At Civil War Memory.com, there is an interesting and “complicated” story about Richard Quarles, a Civil War era slave who is identified and honored as a “Confederate soldier.” As the tale is told, Quarles went with his master to join the Confederate army. In the course of engaging the Union army, Quarles’ master was hurt. This prompted Quarles to pick up a weapon, fire back at the enemy, and recover his master from the battlefield. For this, the slave was honored recently by the Sons of Confederate Veterans… and perhaps, way back in the day, by the KKK in its own unique manner (check the video at the link for details).
From the details provided, Quarles was, to use a term in historian James Hollandsworth’s study of black Confederate pensioners, a “black noncombatant.” That is, he was not enlisted as a soldier in the Confederacy, but rather, was part of a particular Confederate unit solely due to service to his master. Hollandsworth’s study indicates that 85% of these black noncombatant pensioners served as cooks, launders, teamsters, or did other types of menial labor.
Yet, we get no sense of that kind of service from this story of a so-called Confederate “soldier.” At one point, the great grand daughter of the slave says, “Well, he was forced into the army, and… you either fight or die.”
But here’s the thing: he was not forced into the army to fight and die. Rather, he followed his master who went into the army, to perform those menial – but nonetheless important – tasks that were mentioned earlier. Military service is a duty and obligation of citizenship; slaves were not citizens. The slave’s duty was to not to battle the enemy, but to serve his master. There is a huge difference between those two things.
We’ve seen this before: black families filled with honor at the recognition given to their enslaved ancestors, for the reason that those ancestors somehow fought for what was a pro-slavery regime. The sense of conflict inherent in that is hardly mentioned. I got to thinking: how is it that so many black families ignore these details of their ancestors’ lives, status, and circumstances? Why is it that they are not addressing a key part of the story? After a little bit of thought, one answer was obvious. Black folks are like everyone else: they want to feel that their ancestors were heroes.
Simply put, there is no honor or glory in acknowledging that a long deceased relative was near a battlefield solely to do menial work as act of submission and service to a slave master.

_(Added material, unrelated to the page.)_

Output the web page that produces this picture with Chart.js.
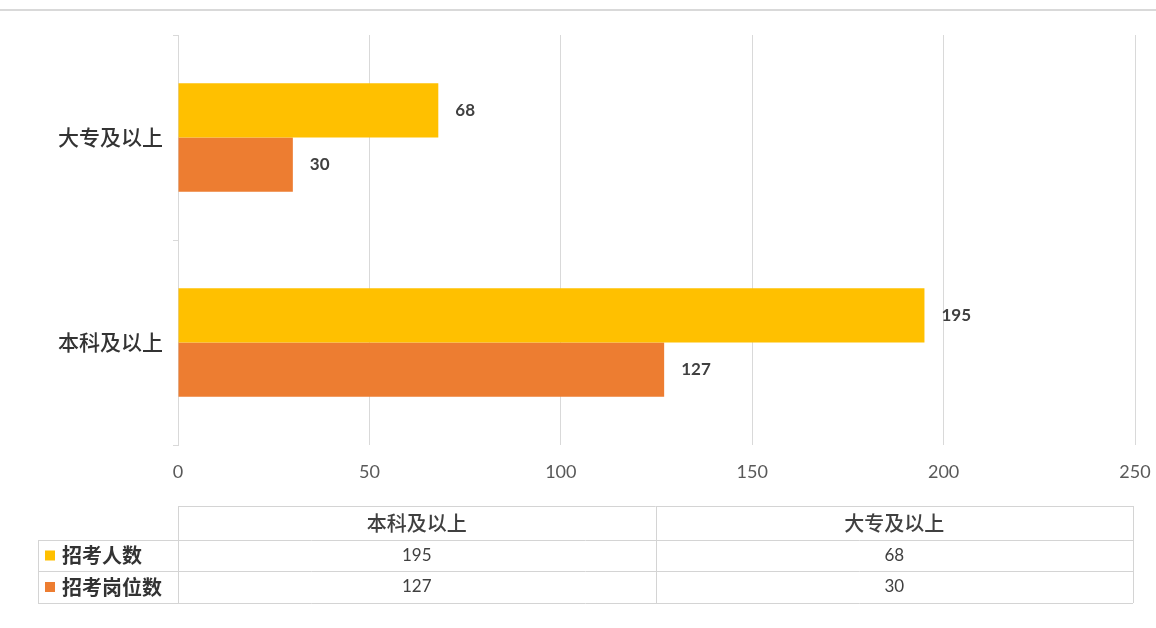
<!DOCTYPE html>
<html>
<head>
<meta charset="utf-8">
<script src="https://cdn.jsdelivr.net/npm/chart.js@4.4.1/dist/chart.umd.min.js"></script>
<style>
  html, body { margin: 0; padding: 0; background: #fff; }
  #wrap { width: 1156px; height: 628px; position: relative; }
</style>
</head>
<body>
<div id="wrap"><canvas id="c"></canvas></div>
<script>
// data
var categories = ['本科及以上', '大专及以上'];
var seriesNames = ['招考人数', '招考岗位数'];
var applicants = [195, 68];   // 招考人数
var posts = [127, 30];        // 招考岗位数
var xTicks = [0, 50, 100, 150, 200, 250];
var seriesColors = ['#FFC000', '#ED7D31'];

var cjk = '"Noto Sans CJK SC", sans-serif';
var num = 'Lato, "Noto Sans", sans-serif';

// value labels at bar ends
var barLabels = {
    id: 'barLabels',
    afterDatasetsDraw: function(chart) {
        var ctx = chart.ctx;
        ctx.save();
        ctx.font = 'bold 17px ' + num;
        ctx.fillStyle = '#404040';
        ctx.textAlign = 'left';
        ctx.textBaseline = 'middle';
        chart.data.datasets.forEach(function(ds, i) {
            chart.getDatasetMeta(i).data.forEach(function(bar, j) {
                ctx.fillText(String(ds.data[j]), bar.x + 17, bar.y);
            });
        });
        ctx.restore();
    }
};

// data table under the axis + thin line at the top
var dataTable = {
    id: 'dataTable',
    afterDraw: function(chart) {
        var ctx = chart.ctx;
        var xs = chart.scales.x;
        var left = xs.left, right = xs.right - 2;
        var legendLeft = 38;
        var rows = [506, 540, 571, 603];
        var colW = (right - left) / categories.length;
        ctx.save();

        // top line
        ctx.strokeStyle = '#d9d9d9';
        ctx.lineWidth = 2;
        ctx.beginPath();
        ctx.moveTo(0, 10);
        ctx.lineTo(1156, 10);
        ctx.stroke();

        ctx.lineWidth = 1;
        ctx.strokeStyle = '#d4d4d4';
        ctx.beginPath();
        // header row
        ctx.moveTo(left, rows[0] + 0.5); ctx.lineTo(right, rows[0] + 0.5);
        for (var r = 1; r < rows.length; r++) {
            ctx.moveTo(legendLeft, rows[r] + 0.5); ctx.lineTo(right, rows[r] + 0.5);
        }
        // verticals
        ctx.moveTo(legendLeft + 0.5, rows[1]); ctx.lineTo(legendLeft + 0.5, rows[3]);
        for (var c = 0; c <= categories.length; c++) {
            var x = Math.round(left + c * colW) + 0.5;
            ctx.moveTo(x, rows[0]); ctx.lineTo(x, rows[3]);
        }
        ctx.stroke();

        ctx.textAlign = 'center';
        ctx.textBaseline = 'middle';
        ctx.fillStyle = '#404040';
        ctx.font = '500 20px ' + cjk;
        categories.forEach(function(cat, i) {
            ctx.fillText(cat, left + (i + 0.5) * colW, (rows[0] + rows[1]) / 2);
        });
        ctx.font = '17px ' + num;
        chart.data.datasets.forEach(function(ds, r) {
            var yc = (rows[r + 1] + rows[r + 2]) / 2;
            ds.data.forEach(function(v, i) {
                ctx.fillText(String(v), left + (i + 0.5) * colW, yc);
            });
            // legend key
            ctx.fillStyle = ds.backgroundColor;
            ctx.fillRect(45, yc - 5, 10, 10);
            ctx.fillStyle = '#333333';
            ctx.textAlign = 'left';
            ctx.font = 'bold 20px ' + cjk;
            ctx.fillText(ds.label, 62, yc);
            ctx.textAlign = 'center';
            ctx.fillStyle = '#404040';
            ctx.font = '17px ' + num;
        });
        ctx.restore();
    }
};

new Chart(document.getElementById('c'), {
    type: 'bar',
    data: {
        labels: categories,
        datasets: [
            { label: seriesNames[0], data: applicants, backgroundColor: seriesColors[0] },
            { label: seriesNames[1], data: posts, backgroundColor: seriesColors[1] }
        ]
    },
    options: {
        indexAxis: 'y',
        responsive: true,
        maintainAspectRatio: false,
        animation: false,
        categoryPercentage: 0.53,
        barPercentage: 1.0,
        layout: { padding: { top: 35, right: 21, bottom: 143, left: 0 } },
        plugins: {
            legend: { display: false },
            tooltip: { enabled: false }
        },
        scales: {
            x: {
                min: 0,
                max: 250,
                afterBuildTicks: function(scale) {
                    scale.ticks = xTicks.map(function(v) { return { value: v }; });
                },
                afterFit: function(scale) {
                    scale.height = 40;
                    scale.paddingLeft = 0;
                    scale.paddingRight = 0;
                },
                grid: { color: '#d9d9d9', drawTicks: false },
                border: { display: false },
                ticks: {
                    padding: 16,
                    color: '#595959',
                    font: { family: num, size: 18 }
                }
            },
            y: {
                reverse: true,
                afterFit: function(scale) { scale.width = 178; },
                grid: { drawOnChartArea: false, drawTicks: true, tickLength: 5, color: '#d9d9d9', offset: true },
                border: { display: true, color: '#d9d9d9' },
                ticks: {
                    padding: 10,
                    color: '#333333',
                    font: { family: cjk, size: 21, weight: '500' }
                }
            }
        }
    },
    plugins: [barLabels, dataTable]
});
</script>
</body>
</html>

People would much rather believe that their ancestors were called to fight – which would be a recognition of their manhood, of their worthiness to do battle, and of their willingness to make the ultimate sacrifice.
But here’s the rub: if these slaves were in fact recognized for their manhood and worthiness – then why were they slaves in the first place? The reality is, black men were seen as degraded, to use a common term of the era, and subservient. Loyalty, not the capacity for courage, was most valued in a slave. After all, a bondsman who was intrepid enough to flee for his freedom – and perhaps fight for the Union – was of no use to a slavemaster on the battlefield.
But people of today want to see their ancestors through their own eyes, and they want to see those ancestors as brave and courageous. This focus on “bravery not slavery” dovetails perfectly with the “heritage not hate” narrative of groups like the Sons of Confederates Veterans. By maintaining an unspoken rule to avoid the unspeakable – the horrors of slavery and the contradiction of a slave fighting for a slave nation – both sides get to honor their ancestors without pondering the issues this “service” raises.
None of this is to say that the slaves who performed acts of heroism should be denied the honor that is due them. Whether or not he was considered a “man” by the Confederate state, or anyone, Quarles’ bravery showed him to be a man, and it’s fair – it’s righteous – to acknowledge that.
Indeed, the fact that this man was a slave does not make his bravery less impressive; it is makes it all the more remarkable. Unfortunately, that nuance is totally lost in what is surely being described in many places as an example of another “black Confederate soldier.” I think the memory of Richard Quarles deserves better.